• **INSTRUCTIONS TO FOLLOW**:
All the data should be repeated exactly. Any image in it is left out.

[BEGIN]

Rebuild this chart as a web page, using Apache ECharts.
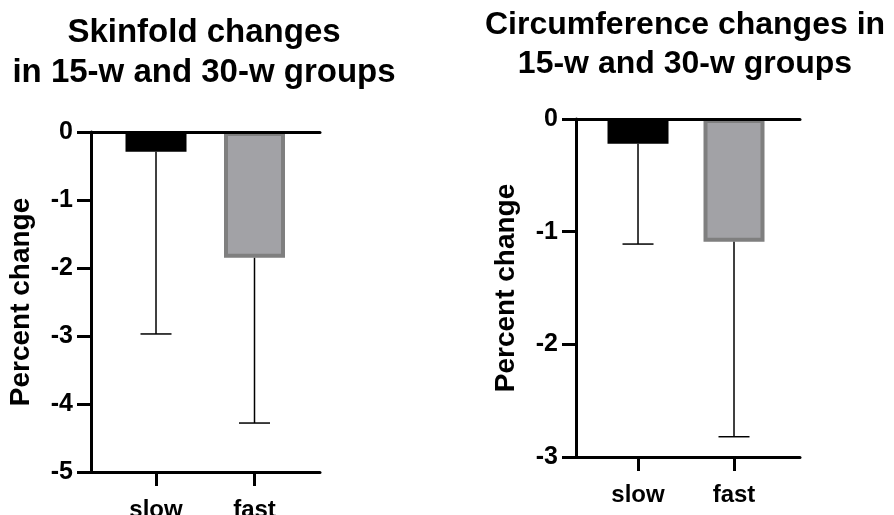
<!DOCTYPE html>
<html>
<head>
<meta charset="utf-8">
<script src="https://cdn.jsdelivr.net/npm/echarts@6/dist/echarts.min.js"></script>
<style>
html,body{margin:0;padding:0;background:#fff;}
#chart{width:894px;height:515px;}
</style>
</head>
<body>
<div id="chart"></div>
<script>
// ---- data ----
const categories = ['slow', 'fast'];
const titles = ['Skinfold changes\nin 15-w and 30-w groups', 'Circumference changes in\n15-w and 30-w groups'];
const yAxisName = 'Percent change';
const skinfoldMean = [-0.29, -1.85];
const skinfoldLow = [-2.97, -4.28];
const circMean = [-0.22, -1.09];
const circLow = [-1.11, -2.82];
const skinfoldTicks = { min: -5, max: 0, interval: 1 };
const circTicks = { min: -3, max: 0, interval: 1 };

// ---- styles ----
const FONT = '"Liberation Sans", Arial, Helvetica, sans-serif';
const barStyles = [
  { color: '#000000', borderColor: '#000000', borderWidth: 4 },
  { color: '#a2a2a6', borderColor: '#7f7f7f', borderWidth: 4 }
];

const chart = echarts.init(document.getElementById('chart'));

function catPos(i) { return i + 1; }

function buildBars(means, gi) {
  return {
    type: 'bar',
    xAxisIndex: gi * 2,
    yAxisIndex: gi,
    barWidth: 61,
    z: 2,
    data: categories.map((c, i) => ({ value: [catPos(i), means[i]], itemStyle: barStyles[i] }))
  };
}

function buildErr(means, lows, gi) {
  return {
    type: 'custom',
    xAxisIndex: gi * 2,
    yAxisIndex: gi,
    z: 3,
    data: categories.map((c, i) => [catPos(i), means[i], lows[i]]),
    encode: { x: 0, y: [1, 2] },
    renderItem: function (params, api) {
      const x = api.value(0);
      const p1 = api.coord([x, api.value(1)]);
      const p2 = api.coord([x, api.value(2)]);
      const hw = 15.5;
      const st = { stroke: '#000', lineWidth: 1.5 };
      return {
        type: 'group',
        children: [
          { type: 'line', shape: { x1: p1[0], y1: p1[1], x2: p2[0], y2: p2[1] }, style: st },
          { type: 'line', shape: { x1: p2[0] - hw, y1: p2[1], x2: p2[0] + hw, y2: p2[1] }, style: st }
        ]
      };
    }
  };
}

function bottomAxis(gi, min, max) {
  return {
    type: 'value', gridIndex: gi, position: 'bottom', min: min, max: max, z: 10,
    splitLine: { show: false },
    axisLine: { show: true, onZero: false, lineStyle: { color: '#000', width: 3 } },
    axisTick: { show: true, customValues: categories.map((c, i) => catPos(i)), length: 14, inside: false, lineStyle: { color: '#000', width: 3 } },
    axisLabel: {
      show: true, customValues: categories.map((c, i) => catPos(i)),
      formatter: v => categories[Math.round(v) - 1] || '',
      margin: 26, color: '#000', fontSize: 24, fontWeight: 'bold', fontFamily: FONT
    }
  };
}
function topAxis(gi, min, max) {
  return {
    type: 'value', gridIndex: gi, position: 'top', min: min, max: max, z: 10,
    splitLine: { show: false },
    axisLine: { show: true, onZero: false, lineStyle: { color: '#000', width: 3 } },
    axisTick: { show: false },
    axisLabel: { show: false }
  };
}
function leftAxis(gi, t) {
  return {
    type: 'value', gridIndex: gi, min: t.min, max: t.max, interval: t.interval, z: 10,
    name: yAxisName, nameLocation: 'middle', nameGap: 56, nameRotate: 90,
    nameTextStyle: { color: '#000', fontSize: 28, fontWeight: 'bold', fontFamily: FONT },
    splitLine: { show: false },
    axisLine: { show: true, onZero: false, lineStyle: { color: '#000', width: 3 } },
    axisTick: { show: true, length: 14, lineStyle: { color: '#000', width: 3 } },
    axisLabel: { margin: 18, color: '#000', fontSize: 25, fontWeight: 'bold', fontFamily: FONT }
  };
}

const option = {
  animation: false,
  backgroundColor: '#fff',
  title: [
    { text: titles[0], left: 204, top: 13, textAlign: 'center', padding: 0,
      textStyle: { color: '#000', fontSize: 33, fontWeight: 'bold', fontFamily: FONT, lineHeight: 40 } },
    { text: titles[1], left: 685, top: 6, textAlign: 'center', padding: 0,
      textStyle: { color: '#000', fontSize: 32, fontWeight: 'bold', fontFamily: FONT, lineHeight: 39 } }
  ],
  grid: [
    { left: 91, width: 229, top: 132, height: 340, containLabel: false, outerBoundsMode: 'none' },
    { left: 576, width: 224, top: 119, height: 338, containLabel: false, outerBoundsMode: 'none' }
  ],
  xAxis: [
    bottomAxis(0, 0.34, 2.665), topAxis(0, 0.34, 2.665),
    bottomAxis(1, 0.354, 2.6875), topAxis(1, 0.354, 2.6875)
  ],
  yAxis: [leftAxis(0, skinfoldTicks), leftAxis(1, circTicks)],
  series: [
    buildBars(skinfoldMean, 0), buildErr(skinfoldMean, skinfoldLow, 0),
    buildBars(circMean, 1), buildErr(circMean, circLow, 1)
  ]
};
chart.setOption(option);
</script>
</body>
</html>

[END]

• **SOLVED EXERCISE**:
Rebuild this chart as a web page, using Apache ECharts.
<!DOCTYPE html>
<html>
<head>
<meta charset="utf-8">
<script src="https://cdn.jsdelivr.net/npm/echarts@6/dist/echarts.min.js"></script>
<style>
html,body{margin:0;padding:0;background:#fff;}
#chart{width:894px;height:515px;}
</style>
</head>
<body>
<div id="chart"></div>
<script>
// ---- data ----
const categories = ['slow', 'fast'];
const titles = ['Skinfold changes\nin 15-w and 30-w groups', 'Circumference changes in\n15-w and 30-w groups'];
const yAxisName = 'Percent change';
const skinfoldMean = [-0.29, -1.85];
const skinfoldLow = [-2.97, -4.28];
const circMean = [-0.22, -1.09];
const circLow = [-1.11, -2.82];
const skinfoldTicks = { min: -5, max: 0, interval: 1 };
const circTicks = { min: -3, max: 0, interval: 1 };

// ---- styles ----
const FONT = '"Liberation Sans", Arial, Helvetica, sans-serif';
const barStyles = [
  { color: '#000000', borderColor: '#000000', borderWidth: 4 },
  { color: '#a2a2a6', borderColor: '#7f7f7f', borderWidth: 4 }
];

const chart = echarts.init(document.getElementById('chart'));

function catPos(i) { return i + 1; }

function buildBars(means, gi) {
  return {
    type: 'bar',
    xAxisIndex: gi * 2,
    yAxisIndex: gi,
    barWidth: 61,
    z: 2,
    data: categories.map((c, i) => ({ value: [catPos(i), means[i]], itemStyle: barStyles[i] }))
  };
}

function buildErr(means, lows, gi) {
  return {
    type: 'custom',
    xAxisIndex: gi * 2,
    yAxisIndex: gi,
    z: 3,
    data: categories.map((c, i) => [catPos(i), means[i], lows[i]]),
    encode: { x: 0, y: [1, 2] },
    renderItem: function (params, api) {
      const x = api.value(0);
      const p1 = api.coord([x, api.value(1)]);
      const p2 = api.coord([x, api.value(2)]);
      const hw = 15.5;
      const st = { stroke: '#000', lineWidth: 1.5 };
      return {
        type: 'group',
        children: [
          { type: 'line', shape: { x1: p1[0], y1: p1[1], x2: p2[0], y2: p2[1] }, style: st },
          { type: 'line', shape: { x1: p2[0] - hw, y1: p2[1], x2: p2[0] + hw, y2: p2[1] }, style: st }
        ]
      };
    }
  };
}

function bottomAxis(gi, min, max) {
  return {
    type: 'value', gridIndex: gi, position: 'bottom', min: min, max: max, z: 10,
    splitLine: { show: false },
    axisLine: { show: true, onZero: false, lineStyle: { color: '#000', width: 3 } },
    axisTick: { show: true, customValues: categories.map((c, i) => catPos(i)), length: 14, inside: false, lineStyle: { color: '#000', width: 3 } },
    axisLabel: {
      show: true, customValues: categories.map((c, i) => catPos(i)),
      formatter: v => categories[Math.round(v) - 1] || '',
      margin: 26, color: '#000', fontSize: 24, fontWeight: 'bold', fontFamily: FONT
    }
  };
}
function topAxis(gi, min, max) {
  return {
    type: 'value', gridIndex: gi, position: 'top', min: min, max: max, z: 10,
    splitLine: { show: false },
    axisLine: { show: true, onZero: false, lineStyle: { color: '#000', width: 3 } },
    axisTick: { show: false },
    axisLabel: { show: false }
  };
}
function leftAxis(gi, t) {
  return {
    type: 'value', gridIndex: gi, min: t.min, max: t.max, interval: t.interval, z: 10,
    name: yAxisName, nameLocation: 'middle', nameGap: 56, nameRotate: 90,
    nameTextStyle: { color: '#000', fontSize: 28, fontWeight: 'bold', fontFamily: FONT },
    splitLine: { show: false },
    axisLine: { show: true, onZero: false, lineStyle: { color: '#000', width: 3 } },
    axisTick: { show: true, length: 14, lineStyle: { color: '#000', width: 3 } },
    axisLabel: { margin: 18, color: '#000', fontSize: 25, fontWeight: 'bold', fontFamily: FONT }
  };
}

const option = {
  animation: false,
  backgroundColor: '#fff',
  title: [
    { text: titles[0], left: 204, top: 13, textAlign: 'center', padding: 0,
      textStyle: { color: '#000', fontSize: 33, fontWeight: 'bold', fontFamily: FONT, lineHeight: 40 } },
    { text: titles[1], left: 685, top: 6, textAlign: 'center', padding: 0,
      textStyle: { color: '#000', fontSize: 32, fontWeight: 'bold', fontFamily: FONT, lineHeight: 39 } }
  ],
  grid: [
    { left: 91, width: 229, top: 132, height: 340, containLabel: false, outerBoundsMode: 'none' },
    { left: 576, width: 224, top: 119, height: 338, containLabel: false, outerBoundsMode: 'none' }
  ],
  xAxis: [
    bottomAxis(0, 0.34, 2.665), topAxis(0, 0.34, 2.665),
    bottomAxis(1, 0.354, 2.6875), topAxis(1, 0.354, 2.6875)
  ],
  yAxis: [leftAxis(0, skinfoldTicks), leftAxis(1, circTicks)],
  series: [
    buildBars(skinfoldMean, 0), buildErr(skinfoldMean, skinfoldLow, 0),
    buildBars(circMean, 1), buildErr(circMean, circLow, 1)
  ]
};
chart.setOption(option);
</script>
</body>
</html>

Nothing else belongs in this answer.